[EXERCISE]
Write out the complete material exactly as it stands.

[GIVEN MATERIAL]
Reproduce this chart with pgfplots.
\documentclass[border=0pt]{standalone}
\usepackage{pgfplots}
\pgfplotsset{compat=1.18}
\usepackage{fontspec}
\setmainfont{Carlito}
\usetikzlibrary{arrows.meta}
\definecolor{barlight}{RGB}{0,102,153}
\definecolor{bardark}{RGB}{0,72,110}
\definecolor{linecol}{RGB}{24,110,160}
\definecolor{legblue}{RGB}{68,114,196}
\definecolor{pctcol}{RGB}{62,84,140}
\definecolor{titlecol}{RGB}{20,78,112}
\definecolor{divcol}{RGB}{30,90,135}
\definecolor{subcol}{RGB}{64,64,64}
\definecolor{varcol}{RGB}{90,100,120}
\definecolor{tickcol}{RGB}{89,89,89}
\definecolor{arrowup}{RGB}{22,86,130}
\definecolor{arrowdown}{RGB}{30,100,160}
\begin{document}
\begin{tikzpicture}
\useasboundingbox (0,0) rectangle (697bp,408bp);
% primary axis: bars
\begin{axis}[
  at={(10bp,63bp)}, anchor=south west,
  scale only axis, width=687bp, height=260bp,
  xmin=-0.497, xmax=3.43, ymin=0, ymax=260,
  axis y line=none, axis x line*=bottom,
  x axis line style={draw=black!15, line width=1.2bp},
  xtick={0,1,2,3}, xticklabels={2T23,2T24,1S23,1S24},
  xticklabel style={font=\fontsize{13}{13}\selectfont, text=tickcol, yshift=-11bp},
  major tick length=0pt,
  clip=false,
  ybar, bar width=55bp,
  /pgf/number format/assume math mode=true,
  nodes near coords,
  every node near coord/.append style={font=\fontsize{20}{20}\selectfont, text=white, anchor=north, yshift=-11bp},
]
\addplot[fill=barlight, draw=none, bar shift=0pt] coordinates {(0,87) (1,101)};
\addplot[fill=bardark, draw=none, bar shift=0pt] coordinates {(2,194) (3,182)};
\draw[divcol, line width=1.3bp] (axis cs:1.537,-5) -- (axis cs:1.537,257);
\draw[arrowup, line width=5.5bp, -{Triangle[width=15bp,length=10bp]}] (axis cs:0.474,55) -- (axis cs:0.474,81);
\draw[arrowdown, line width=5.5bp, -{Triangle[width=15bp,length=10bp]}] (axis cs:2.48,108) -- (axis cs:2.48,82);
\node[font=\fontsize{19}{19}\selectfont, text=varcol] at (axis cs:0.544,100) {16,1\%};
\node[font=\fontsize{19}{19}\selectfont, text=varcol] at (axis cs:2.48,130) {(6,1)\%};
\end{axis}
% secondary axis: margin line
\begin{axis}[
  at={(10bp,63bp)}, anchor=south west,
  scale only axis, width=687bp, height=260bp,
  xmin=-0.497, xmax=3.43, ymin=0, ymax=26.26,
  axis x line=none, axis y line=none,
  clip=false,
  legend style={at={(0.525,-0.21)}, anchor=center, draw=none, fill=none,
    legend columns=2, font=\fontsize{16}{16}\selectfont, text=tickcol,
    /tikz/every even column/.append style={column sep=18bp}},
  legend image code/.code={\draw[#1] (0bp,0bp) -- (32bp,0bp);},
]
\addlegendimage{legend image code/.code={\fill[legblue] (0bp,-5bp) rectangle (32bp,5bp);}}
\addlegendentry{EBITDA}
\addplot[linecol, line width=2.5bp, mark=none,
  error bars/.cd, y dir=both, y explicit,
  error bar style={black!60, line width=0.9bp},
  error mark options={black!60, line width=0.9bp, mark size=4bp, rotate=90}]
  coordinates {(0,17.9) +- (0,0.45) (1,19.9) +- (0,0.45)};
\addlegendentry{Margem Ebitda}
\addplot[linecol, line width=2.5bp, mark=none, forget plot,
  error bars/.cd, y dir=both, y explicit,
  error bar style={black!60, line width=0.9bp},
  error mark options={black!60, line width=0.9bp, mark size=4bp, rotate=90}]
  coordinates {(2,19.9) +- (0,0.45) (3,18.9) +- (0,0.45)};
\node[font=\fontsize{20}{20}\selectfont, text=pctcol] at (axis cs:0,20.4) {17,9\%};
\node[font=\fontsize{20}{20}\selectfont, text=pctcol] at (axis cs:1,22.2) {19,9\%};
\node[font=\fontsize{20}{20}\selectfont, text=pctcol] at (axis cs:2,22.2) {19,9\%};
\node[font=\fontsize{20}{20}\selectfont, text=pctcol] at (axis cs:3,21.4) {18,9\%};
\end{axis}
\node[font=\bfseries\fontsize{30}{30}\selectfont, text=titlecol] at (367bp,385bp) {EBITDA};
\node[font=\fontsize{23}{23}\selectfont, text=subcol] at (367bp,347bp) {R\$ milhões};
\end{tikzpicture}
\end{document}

[PROBLEM SOLUTION]
Reproduce this chart with pgfplots.
\documentclass[border=0pt]{standalone}
\usepackage{pgfplots}
\pgfplotsset{compat=1.18}
\usepackage{fontspec}
\setmainfont{Carlito}
\usetikzlibrary{arrows.meta}
\definecolor{barlight}{RGB}{0,102,153}
\definecolor{bardark}{RGB}{0,72,110}
\definecolor{linecol}{RGB}{24,110,160}
\definecolor{legblue}{RGB}{68,114,196}
\definecolor{pctcol}{RGB}{62,84,140}
\definecolor{titlecol}{RGB}{20,78,112}
\definecolor{divcol}{RGB}{30,90,135}
\definecolor{subcol}{RGB}{64,64,64}
\definecolor{varcol}{RGB}{90,100,120}
\definecolor{tickcol}{RGB}{89,89,89}
\definecolor{arrowup}{RGB}{22,86,130}
\definecolor{arrowdown}{RGB}{30,100,160}
\begin{document}
\begin{tikzpicture}
\useasboundingbox (0,0) rectangle (697bp,408bp);
% primary axis: bars
\begin{axis}[
  at={(10bp,63bp)}, anchor=south west,
  scale only axis, width=687bp, height=260bp,
  xmin=-0.497, xmax=3.43, ymin=0, ymax=260,
  axis y line=none, axis x line*=bottom,
  x axis line style={draw=black!15, line width=1.2bp},
  xtick={0,1,2,3}, xticklabels={2T23,2T24,1S23,1S24},
  xticklabel style={font=\fontsize{13}{13}\selectfont, text=tickcol, yshift=-11bp},
  major tick length=0pt,
  clip=false,
  ybar, bar width=55bp,
  /pgf/number format/assume math mode=true,
  nodes near coords,
  every node near coord/.append style={font=\fontsize{20}{20}\selectfont, text=white, anchor=north, yshift=-11bp},
]
\addplot[fill=barlight, draw=none, bar shift=0pt] coordinates {(0,87) (1,101)};
\addplot[fill=bardark, draw=none, bar shift=0pt] coordinates {(2,194) (3,182)};
\draw[divcol, line width=1.3bp] (axis cs:1.537,-5) -- (axis cs:1.537,257);
\draw[arrowup, line width=5.5bp, -{Triangle[width=15bp,length=10bp]}] (axis cs:0.474,55) -- (axis cs:0.474,81);
\draw[arrowdown, line width=5.5bp, -{Triangle[width=15bp,length=10bp]}] (axis cs:2.48,108) -- (axis cs:2.48,82);
\node[font=\fontsize{19}{19}\selectfont, text=varcol] at (axis cs:0.544,100) {16,1\%};
\node[font=\fontsize{19}{19}\selectfont, text=varcol] at (axis cs:2.48,130) {(6,1)\%};
\end{axis}
% secondary axis: margin line
\begin{axis}[
  at={(10bp,63bp)}, anchor=south west,
  scale only axis, width=687bp, height=260bp,
  xmin=-0.497, xmax=3.43, ymin=0, ymax=26.26,
  axis x line=none, axis y line=none,
  clip=false,
  legend style={at={(0.525,-0.21)}, anchor=center, draw=none, fill=none,
    legend columns=2, font=\fontsize{16}{16}\selectfont, text=tickcol,
    /tikz/every even column/.append style={column sep=18bp}},
  legend image code/.code={\draw[#1] (0bp,0bp) -- (32bp,0bp);},
]
\addlegendimage{legend image code/.code={\fill[legblue] (0bp,-5bp) rectangle (32bp,5bp);}}
\addlegendentry{EBITDA}
\addplot[linecol, line width=2.5bp, mark=none,
  error bars/.cd, y dir=both, y explicit,
  error bar style={black!60, line width=0.9bp},
  error mark options={black!60, line width=0.9bp, mark size=4bp, rotate=90}]
  coordinates {(0,17.9) +- (0,0.45) (1,19.9) +- (0,0.45)};
\addlegendentry{Margem Ebitda}
\addplot[linecol, line width=2.5bp, mark=none, forget plot,
  error bars/.cd, y dir=both, y explicit,
  error bar style={black!60, line width=0.9bp},
  error mark options={black!60, line width=0.9bp, mark size=4bp, rotate=90}]
  coordinates {(2,19.9) +- (0,0.45) (3,18.9) +- (0,0.45)};
\node[font=\fontsize{20}{20}\selectfont, text=pctcol] at (axis cs:0,20.4) {17,9\%};
\node[font=\fontsize{20}{20}\selectfont, text=pctcol] at (axis cs:1,22.2) {19,9\%};
\node[font=\fontsize{20}{20}\selectfont, text=pctcol] at (axis cs:2,22.2) {19,9\%};
\node[font=\fontsize{20}{20}\selectfont, text=pctcol] at (axis cs:3,21.4) {18,9\%};
\end{axis}
\node[font=\bfseries\fontsize{30}{30}\selectfont, text=titlecol] at (367bp,385bp) {EBITDA};
\node[font=\fontsize{23}{23}\selectfont, text=subcol] at (367bp,347bp) {R\$ milhões};
\end{tikzpicture}
\end{document}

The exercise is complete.